[Directions]
Reproduce every line of the listing as written, apart from the pictures.

[Supplied data]
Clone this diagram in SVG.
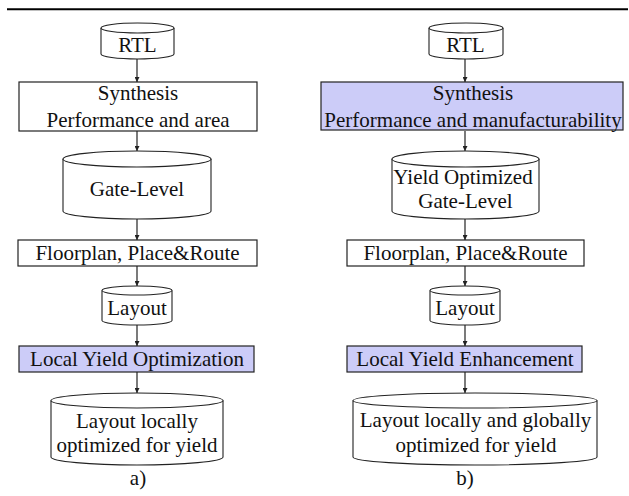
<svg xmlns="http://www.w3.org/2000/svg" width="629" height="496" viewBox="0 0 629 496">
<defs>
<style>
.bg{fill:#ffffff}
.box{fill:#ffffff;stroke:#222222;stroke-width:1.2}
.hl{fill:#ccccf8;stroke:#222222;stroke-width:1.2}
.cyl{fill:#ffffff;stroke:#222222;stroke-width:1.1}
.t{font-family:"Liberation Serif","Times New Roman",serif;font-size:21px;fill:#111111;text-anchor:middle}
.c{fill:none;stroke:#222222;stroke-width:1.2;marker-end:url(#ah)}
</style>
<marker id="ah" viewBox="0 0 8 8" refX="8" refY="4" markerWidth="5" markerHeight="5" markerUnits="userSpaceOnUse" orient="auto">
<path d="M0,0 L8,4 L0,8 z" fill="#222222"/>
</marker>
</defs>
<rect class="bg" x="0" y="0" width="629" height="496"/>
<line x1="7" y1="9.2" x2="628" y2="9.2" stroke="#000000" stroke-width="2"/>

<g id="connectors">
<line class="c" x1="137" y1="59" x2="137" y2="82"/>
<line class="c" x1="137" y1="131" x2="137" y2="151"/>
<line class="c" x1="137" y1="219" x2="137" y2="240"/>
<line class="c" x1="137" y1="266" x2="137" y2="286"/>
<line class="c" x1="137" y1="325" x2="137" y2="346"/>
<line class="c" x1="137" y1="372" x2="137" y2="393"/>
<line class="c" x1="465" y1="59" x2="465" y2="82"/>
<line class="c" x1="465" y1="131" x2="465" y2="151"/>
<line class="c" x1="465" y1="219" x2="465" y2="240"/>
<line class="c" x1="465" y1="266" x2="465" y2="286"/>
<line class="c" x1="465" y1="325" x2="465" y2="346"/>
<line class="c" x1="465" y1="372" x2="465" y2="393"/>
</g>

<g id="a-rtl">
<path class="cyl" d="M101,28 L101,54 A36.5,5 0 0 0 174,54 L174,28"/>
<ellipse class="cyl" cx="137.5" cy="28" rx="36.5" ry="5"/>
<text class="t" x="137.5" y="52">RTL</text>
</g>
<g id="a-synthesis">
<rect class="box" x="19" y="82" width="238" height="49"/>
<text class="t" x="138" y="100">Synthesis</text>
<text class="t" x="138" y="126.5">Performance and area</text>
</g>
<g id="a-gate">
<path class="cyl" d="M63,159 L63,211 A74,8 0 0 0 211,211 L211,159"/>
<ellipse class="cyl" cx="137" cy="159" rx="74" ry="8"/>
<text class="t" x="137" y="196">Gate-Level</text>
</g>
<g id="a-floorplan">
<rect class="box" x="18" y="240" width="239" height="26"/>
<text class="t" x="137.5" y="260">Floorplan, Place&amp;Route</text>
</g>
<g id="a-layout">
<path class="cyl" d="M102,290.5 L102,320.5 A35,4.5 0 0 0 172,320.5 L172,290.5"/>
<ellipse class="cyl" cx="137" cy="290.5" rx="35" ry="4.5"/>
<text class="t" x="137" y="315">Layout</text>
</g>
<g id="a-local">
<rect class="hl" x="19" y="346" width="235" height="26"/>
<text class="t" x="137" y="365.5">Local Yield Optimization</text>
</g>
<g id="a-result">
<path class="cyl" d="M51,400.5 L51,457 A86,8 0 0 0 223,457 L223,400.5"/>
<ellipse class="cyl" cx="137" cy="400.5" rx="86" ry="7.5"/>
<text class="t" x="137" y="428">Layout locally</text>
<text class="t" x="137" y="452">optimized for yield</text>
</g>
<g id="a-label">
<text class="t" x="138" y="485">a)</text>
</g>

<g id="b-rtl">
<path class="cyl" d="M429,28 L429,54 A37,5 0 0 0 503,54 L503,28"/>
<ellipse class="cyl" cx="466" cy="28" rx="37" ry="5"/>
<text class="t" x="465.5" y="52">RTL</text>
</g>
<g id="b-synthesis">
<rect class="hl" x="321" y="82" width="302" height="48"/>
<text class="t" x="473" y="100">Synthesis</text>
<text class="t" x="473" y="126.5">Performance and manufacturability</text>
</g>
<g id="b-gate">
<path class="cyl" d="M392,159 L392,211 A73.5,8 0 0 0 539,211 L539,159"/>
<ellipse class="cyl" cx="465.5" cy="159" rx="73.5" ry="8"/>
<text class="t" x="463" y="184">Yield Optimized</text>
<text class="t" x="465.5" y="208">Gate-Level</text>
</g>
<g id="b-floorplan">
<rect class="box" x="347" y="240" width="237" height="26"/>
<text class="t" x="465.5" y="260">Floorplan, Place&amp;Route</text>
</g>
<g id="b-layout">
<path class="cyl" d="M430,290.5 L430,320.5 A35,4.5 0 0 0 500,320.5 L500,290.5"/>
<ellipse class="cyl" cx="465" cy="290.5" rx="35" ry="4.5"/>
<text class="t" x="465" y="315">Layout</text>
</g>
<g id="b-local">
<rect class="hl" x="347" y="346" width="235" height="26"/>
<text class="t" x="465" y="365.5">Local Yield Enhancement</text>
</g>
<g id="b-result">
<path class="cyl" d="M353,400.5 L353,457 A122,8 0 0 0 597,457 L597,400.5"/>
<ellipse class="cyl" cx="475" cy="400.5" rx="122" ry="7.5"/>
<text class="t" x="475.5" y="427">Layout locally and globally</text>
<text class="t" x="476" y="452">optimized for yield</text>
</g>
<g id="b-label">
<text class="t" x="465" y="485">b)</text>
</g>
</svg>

[Task answer]
Clone this diagram in SVG.
<svg xmlns="http://www.w3.org/2000/svg" width="629" height="496" viewBox="0 0 629 496">
<defs>
<style>
.bg{fill:#ffffff}
.box{fill:#ffffff;stroke:#222222;stroke-width:1.2}
.hl{fill:#ccccf8;stroke:#222222;stroke-width:1.2}
.cyl{fill:#ffffff;stroke:#222222;stroke-width:1.1}
.t{font-family:"Liberation Serif","Times New Roman",serif;font-size:21px;fill:#111111;text-anchor:middle}
.c{fill:none;stroke:#222222;stroke-width:1.2;marker-end:url(#ah)}
</style>
<marker id="ah" viewBox="0 0 8 8" refX="8" refY="4" markerWidth="5" markerHeight="5" markerUnits="userSpaceOnUse" orient="auto">
<path d="M0,0 L8,4 L0,8 z" fill="#222222"/>
</marker>
</defs>
<rect class="bg" x="0" y="0" width="629" height="496"/>
<line x1="7" y1="9.2" x2="628" y2="9.2" stroke="#000000" stroke-width="2"/>

<g id="connectors">
<line class="c" x1="137" y1="59" x2="137" y2="82"/>
<line class="c" x1="137" y1="131" x2="137" y2="151"/>
<line class="c" x1="137" y1="219" x2="137" y2="240"/>
<line class="c" x1="137" y1="266" x2="137" y2="286"/>
<line class="c" x1="137" y1="325" x2="137" y2="346"/>
<line class="c" x1="137" y1="372" x2="137" y2="393"/>
<line class="c" x1="465" y1="59" x2="465" y2="82"/>
<line class="c" x1="465" y1="131" x2="465" y2="151"/>
<line class="c" x1="465" y1="219" x2="465" y2="240"/>
<line class="c" x1="465" y1="266" x2="465" y2="286"/>
<line class="c" x1="465" y1="325" x2="465" y2="346"/>
<line class="c" x1="465" y1="372" x2="465" y2="393"/>
</g>

<g id="a-rtl">
<path class="cyl" d="M101,28 L101,54 A36.5,5 0 0 0 174,54 L174,28"/>
<ellipse class="cyl" cx="137.5" cy="28" rx="36.5" ry="5"/>
<text class="t" x="137.5" y="52">RTL</text>
</g>
<g id="a-synthesis">
<rect class="box" x="19" y="82" width="238" height="49"/>
<text class="t" x="138" y="100">Synthesis</text>
<text class="t" x="138" y="126.5">Performance and area</text>
</g>
<g id="a-gate">
<path class="cyl" d="M63,159 L63,211 A74,8 0 0 0 211,211 L211,159"/>
<ellipse class="cyl" cx="137" cy="159" rx="74" ry="8"/>
<text class="t" x="137" y="196">Gate-Level</text>
</g>
<g id="a-floorplan">
<rect class="box" x="18" y="240" width="239" height="26"/>
<text class="t" x="137.5" y="260">Floorplan, Place&amp;Route</text>
</g>
<g id="a-layout">
<path class="cyl" d="M102,290.5 L102,320.5 A35,4.5 0 0 0 172,320.5 L172,290.5"/>
<ellipse class="cyl" cx="137" cy="290.5" rx="35" ry="4.5"/>
<text class="t" x="137" y="315">Layout</text>
</g>
<g id="a-local">
<rect class="hl" x="19" y="346" width="235" height="26"/>
<text class="t" x="137" y="365.5">Local Yield Optimization</text>
</g>
<g id="a-result">
<path class="cyl" d="M51,400.5 L51,457 A86,8 0 0 0 223,457 L223,400.5"/>
<ellipse class="cyl" cx="137" cy="400.5" rx="86" ry="7.5"/>
<text class="t" x="137" y="428">Layout locally</text>
<text class="t" x="137" y="452">optimized for yield</text>
</g>
<g id="a-label">
<text class="t" x="138" y="485">a)</text>
</g>

<g id="b-rtl">
<path class="cyl" d="M429,28 L429,54 A37,5 0 0 0 503,54 L503,28"/>
<ellipse class="cyl" cx="466" cy="28" rx="37" ry="5"/>
<text class="t" x="465.5" y="52">RTL</text>
</g>
<g id="b-synthesis">
<rect class="hl" x="321" y="82" width="302" height="48"/>
<text class="t" x="473" y="100">Synthesis</text>
<text class="t" x="473" y="126.5">Performance and manufacturability</text>
</g>
<g id="b-gate">
<path class="cyl" d="M392,159 L392,211 A73.5,8 0 0 0 539,211 L539,159"/>
<ellipse class="cyl" cx="465.5" cy="159" rx="73.5" ry="8"/>
<text class="t" x="463" y="184">Yield Optimized</text>
<text class="t" x="465.5" y="208">Gate-Level</text>
</g>
<g id="b-floorplan">
<rect class="box" x="347" y="240" width="237" height="26"/>
<text class="t" x="465.5" y="260">Floorplan, Place&amp;Route</text>
</g>
<g id="b-layout">
<path class="cyl" d="M430,290.5 L430,320.5 A35,4.5 0 0 0 500,320.5 L500,290.5"/>
<ellipse class="cyl" cx="465" cy="290.5" rx="35" ry="4.5"/>
<text class="t" x="465" y="315">Layout</text>
</g>
<g id="b-local">
<rect class="hl" x="347" y="346" width="235" height="26"/>
<text class="t" x="465" y="365.5">Local Yield Enhancement</text>
</g>
<g id="b-result">
<path class="cyl" d="M353,400.5 L353,457 A122,8 0 0 0 597,457 L597,400.5"/>
<ellipse class="cyl" cx="475" cy="400.5" rx="122" ry="7.5"/>
<text class="t" x="475.5" y="427">Layout locally and globally</text>
<text class="t" x="476" y="452">optimized for yield</text>
</g>
<g id="b-label">
<text class="t" x="465" y="485">b)</text>
</g>
</svg>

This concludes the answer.